Il chasse donc son locataire qui travaillait dans l’exploitation contre des salaires en liquide. Et vide le studio de ses affaires dès qu’il en a l’occassion, aidé d’un voisin – qui se retrouve donc également à la barre du tribunal.

“C’est un dossier immonde” a réagi l’avocate de la victime Me Guérin. “C’est quelqu’un de fragile, qui se retrouver à travailler sans contrat, et il n’ose pas demander. Et il est mis dehors. Encore aujourd’hui, il n’y a aucune empathie de la part de ces deux-là. Ils n’ont jamais pris de ses nouvelles, alors que s’il avait été découvert une heure ou deux après, il aurait été mort, complètement gelé.”

“On parle d’un homme gisant sur du purin séché”, s’étrangle également le procureur, reprochant aux prévenus leur manque d’altruisme, et requérant des peines allant jusqu’à trois ans de prison.

Moral et juridique

Du côté de la défense, ou voudrait bien que le débat moral n’entache pas la question juridique autour de ce dossier. Pour Me Jourdain-Demars, “le lien de causalité est incertain entre l’expulsion survenue six jours auparavant et l’amputation des jambes”, plaide-t-il. La victime est d’abord allée à Saint-Brieuc. Puis informée de son expulsion, “elle a décidé de revenir en cachette sur l’exploitation”. L’homme installe une tente, abritée par une grange. “Mais il est retrouvé dans une fosse, avec des blessures sur le front”. Deux jours avant qu’il ne soit découvert, il ne répond plus au téléphone. “L’endroit où il est retrouvé interroge, surtout quand on sait qu’il souffrait d’alcoolisme. Tout laisse à penser que l’alcoolisation a pu provoquer l’hypothermie, et l’amputation”, a argumenté l’avocat.

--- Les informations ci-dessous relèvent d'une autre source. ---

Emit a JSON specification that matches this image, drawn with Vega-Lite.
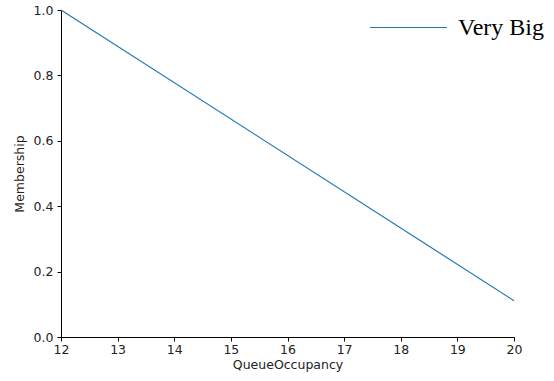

Le tribunal a néanmoins condamné son client à trois ans de prison dont deux assortis d’un sursis. Il purgera la partie ferme de sa peine sous bracelet électronique. Le voisin qui avait participé à l’expulsion a été condamné à un an avec sursis. Me Jourdain-Delmars a indiqué qu’il entendait faire appel de cette décision.”